In the midst of all of these far-fight victories, a familiar character keeps rearing his ugly head. Steve Bannon may have left the White House, but his filthy, racist hands are seemingly everywhere — advising Bolsonaro’s campaign, rallying the European far right, and trying to overcome legal obstacles to knit together a Nationalist International of sorts.

Bannon’s home country may not have a neofascist party of its own, but the Republicans are working overtime to fill the void.

In the 2018 elections, Florida Gov.-elect Ron DeSantis, Georgia Gov.-elect Brian Kemp and Iowa Rep. Steve King all ran and won their races on hard-right, nationalist platforms. And straight-up Nazis and white nationalists like Joey Gibson (Washington), Steve West (Missouri), John Fitzgerald (California) and Arthur Jones (Illinois) ran on the Republican ballot line. (Thankfully, they all lost.)

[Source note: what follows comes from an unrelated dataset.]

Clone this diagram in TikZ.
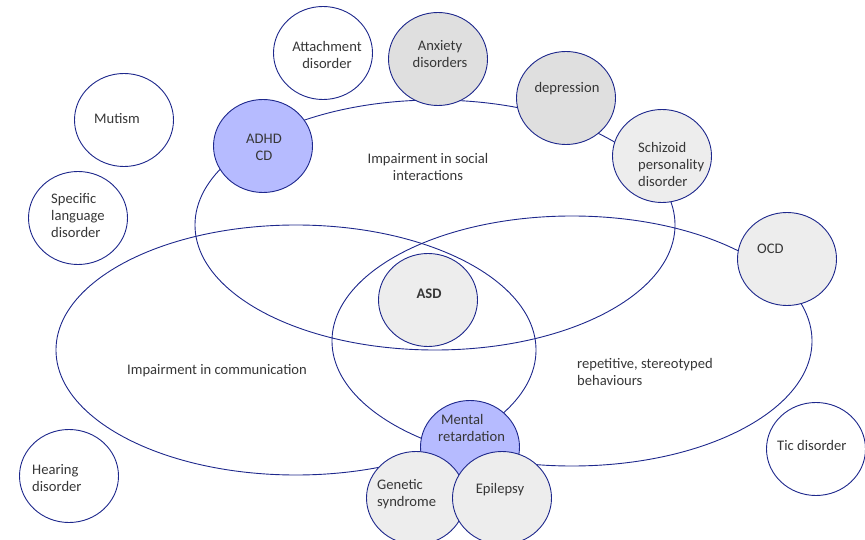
\documentclass[tikz,border=0pt]{standalone}
\usepackage{fontspec}
\setmainfont{Carlito}
\usetikzlibrary{shapes.geometric}
\definecolor{navy}{RGB}{30,40,140}
\definecolor{lav}{RGB}{182,187,255}
\definecolor{greyA}{RGB}{237,237,237}
\definecolor{greyB}{RGB}{223,223,223}
\definecolor{ink}{RGB}{55,55,55}
\tikzset{
  area/.style={ellipse, draw=navy, line width=0.9pt, minimum width=480pt, minimum height=250pt},
  dis/.style={ellipse, draw=navy, line width=0.9pt, fill=white, minimum width=99pt, minimum height=93pt},
  txt/.style={inner sep=0pt, text=ink, font=\fontsize{14.6}{17}\selectfont},
}
\begin{document}
\begin{tikzpicture}[x=1pt, y=-1pt]
            \useasboundingbox (0,0) rectangle (865,540);
            % Areas
            \node[area] (social) at (435,225) {};
            \node[area] (comm) at (296,350) {};
            \node[area] (rep) at (572,341) {};

            % Disorders
            \node[dis] (attach) at (323,53) {};
            \node[dis, fill=greyB] (anxiety) at (438,59) {};
            \node[dis, fill=lav] (adhd) at (263,146) {};
            \node[dis, fill=greyB] (depr) at (566,98) {};
            \node[dis, fill=greyA] (schiz) at (662,156) {};
            \node[dis] (mutism) at (124,120) {};
            \node[dis] (slang) at (78,218) {};
            \node[dis, fill=greyA] (ocd) at (787,259) {};
            \node[dis, fill=greyA] (asd) at (428,300) {};
            \node[dis, fill=lav] (mental) at (470,447) {};
            \node[dis, fill=greyA] (genetic) at (416,498) {};
            \node[dis, fill=greyA] (epil) at (502,498) {};
            \node[dis] (tic) at (816,449) {};
            \node[dis] (hearing) at (69,476) {};

            % Labels
            \node[txt, align=center] (t-attach) at (327,55) {Attachment\\disorder};
            \node[txt, align=center] (t-anxiety) at (440,54) {Anxiety\\disorders};
            \node[txt, align=center] (t-adhd) at (264,147) {ADHD\\CD};
            \node[txt, align=center] (t-social) at (428,167) {Impairment in social\\interactions};
            \node[txt] (t-depr) at (567,89) {depression};
            \node[txt, anchor=west, align=left] (t-schiz) at (638,164) {Schizoid\\personality\\disorder};
            \node[txt] (t-mutism) at (117,119) {Mutism};
            \node[txt, anchor=west, align=left] (t-slang) at (51,216) {Specific\\language\\disorder};
            \node[txt, anchor=west] (t-ocd) at (757,249) {OCD};
            \node[txt, font=\fontsize{14.6}{17}\selectfont\bfseries] (t-asd) at (429,294) {ASD};
            \node[txt, anchor=west] (t-comm) at (127,371) {Impairment in communication};
            \node[txt, anchor=west, align=left] (t-rep) at (577,372) {repetitive, stereotyped\\behaviours};
            \node[txt, anchor=west, align=left] (t-mental) at (438,428) {\hspace{3pt}Mental\\retardation};
            \node[txt, anchor=west, align=left] (t-genetic) at (377,494) {Genetic\\syndrome};
            \node[txt] (t-epil) at (500,490) {Epilepsy};
            \node[txt, anchor=west] (t-tic) at (777,445) {Tic disorder};
            \node[txt, anchor=west, align=left] (t-hearing) at (32,478) {Hearing\\disorder};
        \end{tikzpicture}
\end{document}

And while American fascists don’t have their own party, they might be even more violent than some of their global allies. Last year’s murder of anti-racist demonstrator Heather Heyer in Charlottesville, Virginia, was a horrible shock. This year’s massacre of 11 Jewish worshippers at the Tree of Life Synagogue in Pittsburgh was possibly even more horrible because it didn’t seem to be the same kind of bombshell.

2018 also saw important challenges against the far right in the U.S. — from this August’s anti-fascist rout of the Unite the Right 2 mobilization on the anniversary of Charlottesville to last week’s small but important national day of action against fascism and racism.

But these are only small initial steps toward stemming the far right tide, and we have a lot of work ahead of us.

It’s a daunting task, but we should remember that progressive, socialist reactions to the crisis of capitalism are just as inevitable as reactionary, fascist ones. As we look toward 2019 and beyond, the question is whether we can develop the kind of politics and organization over the long term that our movements need to win.